### Exercise
Please reproduce the lines of the records below from the one holding "Generate a LaTeX" through the one holding "(0,0) rectangle (22.76,-13.02);", inclusive, skipping all pictures.

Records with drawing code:
□ □ □ □

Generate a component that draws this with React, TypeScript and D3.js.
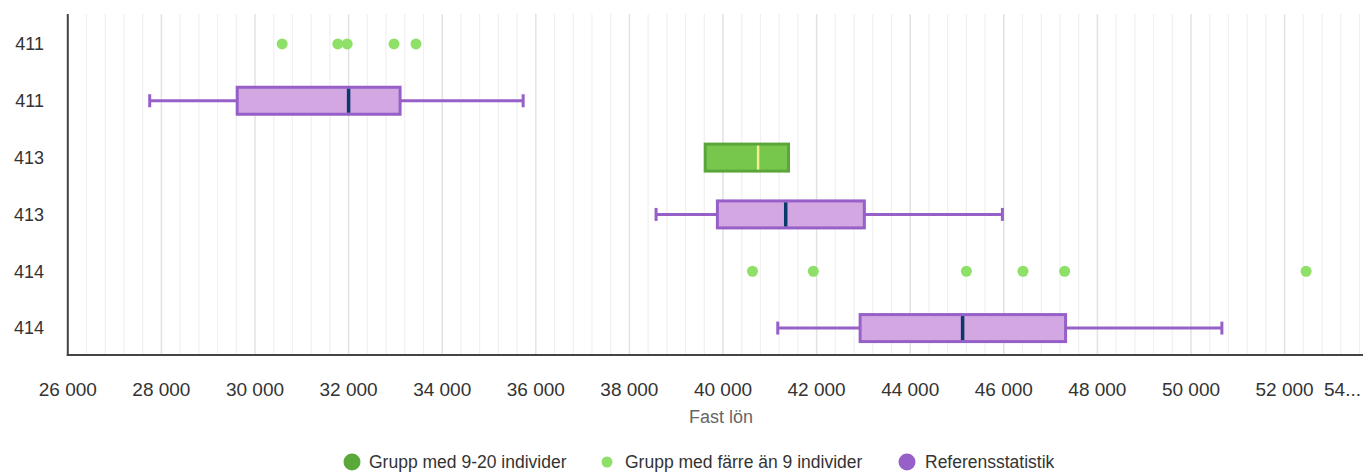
import React from "react";
import * as d3 from "d3";

const rowLabels = ["411", "411", "413", "413", "414", "414"];
// row kinds: dots (small groups), ref box, green box
const rowKinds = ["dots", "ref", "green", "ref", "dots", "ref"];

const smallGroupDots: number[][] = [
  [30580, 31770, 31970, 32970, 33440],
  [],
  [],
  [],
  [40630, 41930, 45200, 46410, 47300, 52460],
  [],
];

// [min, q1, median, q3, max]
const boxStats: (number[] | null)[] = [
  null,
  [27750, 29620, 32000, 33100, 35730],
  [39620, 39620, 40750, 41400, 41400],
  [38570, 39880, 41340, 43020, 45970],
  null,
  [41170, 42930, 45120, 47320, 50660],
];

const xTicks = [26000, 28000, 30000, 32000, 34000, 36000, 38000, 40000, 42000, 44000, 46000, 48000, 50000, 52000, 54000];
const legendItems = [
  { label: "Grupp med 9-20 individer", kind: "green" },
  { label: "Grupp med färre än 9 individer", kind: "dots" },
  { label: "Referensstatistik", kind: "ref" },
];

const W = 1363;
const H = 472;
const plotLeft = 67.8;
const plotTop = 14;
const plotBottom = 355;
const FONT = "'Liberation Sans', Arial, sans-serif";

const locale = d3.formatLocale({ decimal: ",", thousands: " ", grouping: [3], currency: ["", " kr"] });
const fmt = locale.format(",.0f");

export default function App() {
  const x = d3.scaleLinear().domain([26000, 54000]).range([plotLeft, plotLeft + 14 * 93.6]);
  const y = d3
    .scaleBand<number>()
    .domain(rowLabels.map((_, i) => i))
    .range([15.5, 356.5])
    .padding(0);
  const bh = 27;
  const minorTicks = d3.range(26000, 54001, 400);

  const colors = {
    refFill: "#d3a7e2",
    refStroke: "#9660c8",
    median: "#0b3a6a",
    greenFill: "#76c74b",
    greenStroke: "#5ba53a",
    greenMedian: "#f3f08e",
    dot: "#8fe068",
    legendGreen: "#5aa839",
    legendPurple: "#9660c8",
  };

  return (
    <svg width={W} height={H} style={{ position: "absolute", left: 0, top: 0, background: "#fff" }} fontFamily={FONT}>
      {/* grid */}
      {minorTicks.map((t) => {
        const major = t % 2000 === 0;
        return (
          <line
            key={"g" + t}
            x1={x(t)}
            x2={x(t)}
            y1={plotTop}
            y2={plotBottom}
            stroke={major ? "#e2e2e2" : "#f0f0f0"}
            strokeWidth={major ? 1.5 : 1.2}
          />
        );
      })}

      {/* boxes */}
      {boxStats.map((s, i) => {
        if (!s) return null;
        const cy = (y(i) as number) + y.bandwidth() / 2;
        const isGreen = rowKinds[i] === "green";
        const [mn, q1, md, q3, mx] = s;
        const stroke = isGreen ? colors.greenStroke : colors.refStroke;
        return (
          <g key={"b" + i}>
            {!isGreen && (
              <g stroke={stroke} strokeWidth={3}>
                <line x1={x(mn)} x2={x(q1)} y1={cy} y2={cy} />
                <line x1={x(q3)} x2={x(mx)} y1={cy} y2={cy} />
                <line x1={x(mn)} x2={x(mn)} y1={cy - 6.5} y2={cy + 6.5} />
                <line x1={x(mx)} x2={x(mx)} y1={cy - 6.5} y2={cy + 6.5} />
              </g>
            )}
            <rect
              x={x(q1)}
              y={cy - bh / 2}
              width={x(q3) - x(q1)}
              height={bh}
              fill={isGreen ? colors.greenFill : colors.refFill}
              stroke={stroke}
              strokeWidth={3}
            />
            <line
              x1={x(md)}
              x2={x(md)}
              y1={cy - bh / 2 + 1.5}
              y2={cy + bh / 2 - 1.5}
              stroke={isGreen ? colors.greenMedian : colors.median}
              strokeWidth={isGreen ? 2.5 : 3.5}
            />
          </g>
        );
      })}

      {/* dots */}
      {smallGroupDots.map((vals, i) => {
        const cy = (y(i) as number) + y.bandwidth() / 2;
        return vals.map((v, j) => <circle key={`d${i}-${j}`} cx={x(v)} cy={cy} r={5.5} fill={colors.dot} />);
      })}

      {/* axes */}
      <line x1={plotLeft} x2={plotLeft} y1={plotTop} y2={plotBottom + 1} stroke="#444" strokeWidth={2} />
      <line x1={plotLeft - 1} x2={W} y1={plotBottom} y2={plotBottom} stroke="#444" strokeWidth={2} />

      {/* y labels */}
      {rowLabels.map((l, i) => (
        <text
          key={"y" + i}
          x={44}
          y={(y(i) as number) + y.bandwidth() / 2}
          dy="0.35em"
          textAnchor="end"
          fontSize={18}
          fill="#333"
        >
          {l}
        </text>
      ))}

      {/* x tick labels */}
      {xTicks.map((t) => {
        const label = fmt(t);
        const overflow = x(t) + 28 > W;
        return overflow ? (
          <text key={"x" + t} x={W - 2} y={396} textAnchor="end" fontSize={19} fill="#333">
            {label.slice(0, 2) + "..."}
          </text>
        ) : (
          <text key={"x" + t} x={x(t)} y={396} textAnchor="middle" fontSize={19} fill="#333">
            {label}
          </text>
        );
      })}

      <text x={721} y={423} textAnchor="middle" fontSize={18} fill="#666">
        Fast lön
      </text>

      {/* legend */}
      {legendItems.map((it, i) => {
        const cx = [352, 607, 907][i];
        const tx = [369, 625, 925][i];
        const r = it.kind === "dots" ? 5.5 : 8.5;
        const fill = it.kind === "green" ? colors.legendGreen : it.kind === "dots" ? colors.dot : colors.legendPurple;
        return (
          <g key={"l" + i}>
            <circle cx={cx} cy={462} r={r} fill={fill} />
            <text x={tx} y={468} fontSize={17.5} fill="#333">
              {it.label}
            </text>
          </g>
        );
      })}
    </svg>
  );
}
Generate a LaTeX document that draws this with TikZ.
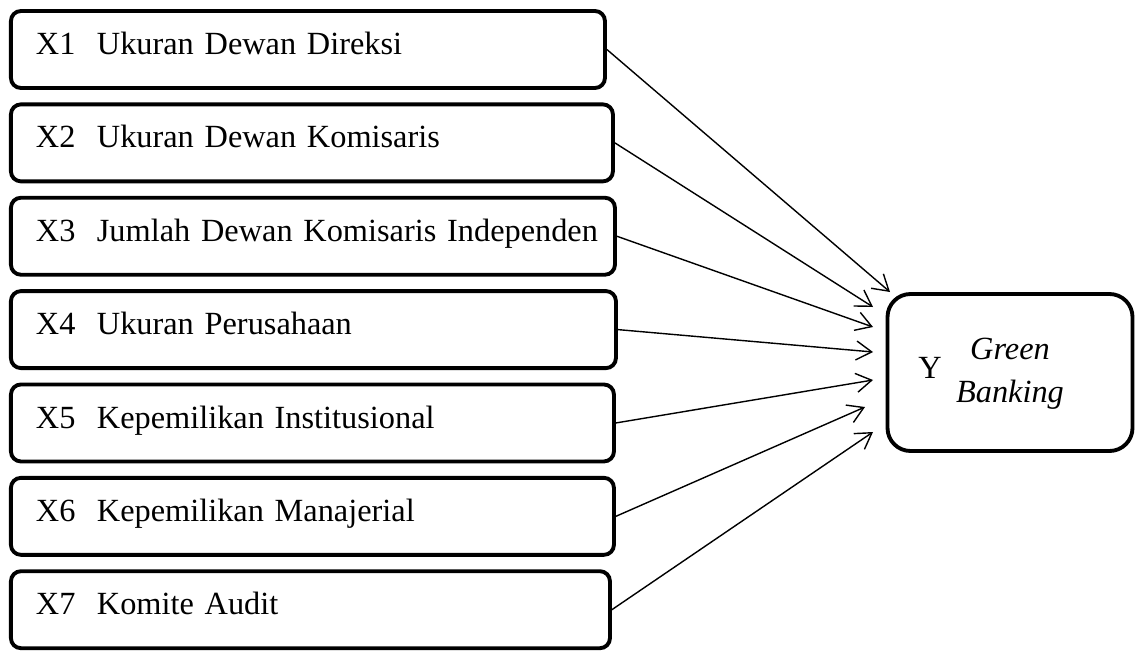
\documentclass[tikz,border=0pt]{standalone}
\usepackage{fontspec}
\setmainfont{Liberation Serif}
\usetikzlibrary{arrows.meta,positioning}

\newcommand{\xitem}[2]{\noindent\makebox[\linewidth][l]{\makebox[1.22cm][l]{#1}#2}}

\begin{document}
\begin{tikzpicture}[
    node distance=0.25cm,
    font=\fontsize{18.4pt}{24.4pt}\selectfont,
    xbox/.style={draw, line width=2.2pt, rounded corners=0.2cm, text width=#1, minimum height=1.54cm, inner xsep=0.5cm, text height=1.5ex, text depth=.25ex},
    ybox/.style={draw, line width=2.2pt, rounded corners=0.46cm, minimum width=4.9cm, minimum height=3.14cm},
    >={Straight Barb[length=3.1mm,width=3.8mm]}
  ]
    \useasboundingbox (0,0) rectangle (22.76,-13.02);

    \node[xbox=10.88cm, anchor=west] (x1) at (0.18,-0.99) {\xitem{X1}{Ukuran Dewan Direksi}};
    \node[xbox=11.04cm, below=of x1.south west, anchor=north west] (x2) {\xitem{X2}{Ukuran Dewan Komisaris}};
    \node[xbox=11.08cm, below=of x2.south west, anchor=north west] (x3) {\xitem{X3}{Jumlah Dewan Komisaris Independen}};
    \node[xbox=11.1cm, below=of x3.south west, anchor=north west] (x4) {\xitem{X4}{Ukuran Perusahaan}};
    \node[xbox=11.06cm, below=of x4.south west, anchor=north west] (x5) {\xitem{X5}{Kepemilikan Institusional}};
    \node[xbox=11.06cm, below=of x5.south west, anchor=north west] (x6) {\xitem{X6}{Kepemilikan Manajerial}};
    \node[xbox=10.98cm, below=of x6.south west, anchor=north west] (x7) {\xitem{X7}{Komite Audit}};

    \node[ybox] (y) at (20.2,-7.45) {\raisebox{-0.08cm}{\begin{tabular}{@{}c@{}}\textit{Green}\\\textit{Banking}\end{tabular}}};
    \node[inner sep=0pt] (ylabel) at ([xshift=-1.6cm,yshift=0.1cm]y.center) {Y};

    % arrow tips in front of Y
    \coordinate (t1) at (17.8,-5.84);
    \coordinate (t2) at (17.46,-6.14);
    \coordinate (t3) at (17.46,-6.54);
    \coordinate (t4) at (17.46,-7.04);
    \coordinate (t5) at (17.46,-7.6);
    \coordinate (t6) at (17.3,-8.14);
    \coordinate (t7) at (17.46,-8.64);

    \draw[->, line width=0.8pt] (x1.east) -- (t1);
    \draw[->, line width=0.8pt] (x2.east) -- (t2);
    \draw[->, line width=0.8pt] (x3.east) -- (t3);
    \draw[->, line width=0.8pt] (x4.east) -- (t4);
    \draw[->, line width=0.8pt] (x5.east) -- (t5);
    \draw[->, line width=0.8pt] (x6.east) -- (t6);
    \draw[->, line width=0.8pt] (x7.east) -- (t7);
  \end{tikzpicture}
\end{document}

□ □ □ □

### Finished answer
Generate a LaTeX document that draws this with TikZ.
\documentclass[tikz,border=0pt]{standalone}
\usepackage{fontspec}
\setmainfont{Liberation Serif}
\usetikzlibrary{arrows.meta,positioning}

\newcommand{\xitem}[2]{\noindent\makebox[\linewidth][l]{\makebox[1.22cm][l]{#1}#2}}

\begin{document}
\begin{tikzpicture}[
    node distance=0.25cm,
    font=\fontsize{18.4pt}{24.4pt}\selectfont,
    xbox/.style={draw, line width=2.2pt, rounded corners=0.2cm, text width=#1, minimum height=1.54cm, inner xsep=0.5cm, text height=1.5ex, text depth=.25ex},
    ybox/.style={draw, line width=2.2pt, rounded corners=0.46cm, minimum width=4.9cm, minimum height=3.14cm},
    >={Straight Barb[length=3.1mm,width=3.8mm]}
  ]
    \useasboundingbox (0,0) rectangle (22.76,-13.02);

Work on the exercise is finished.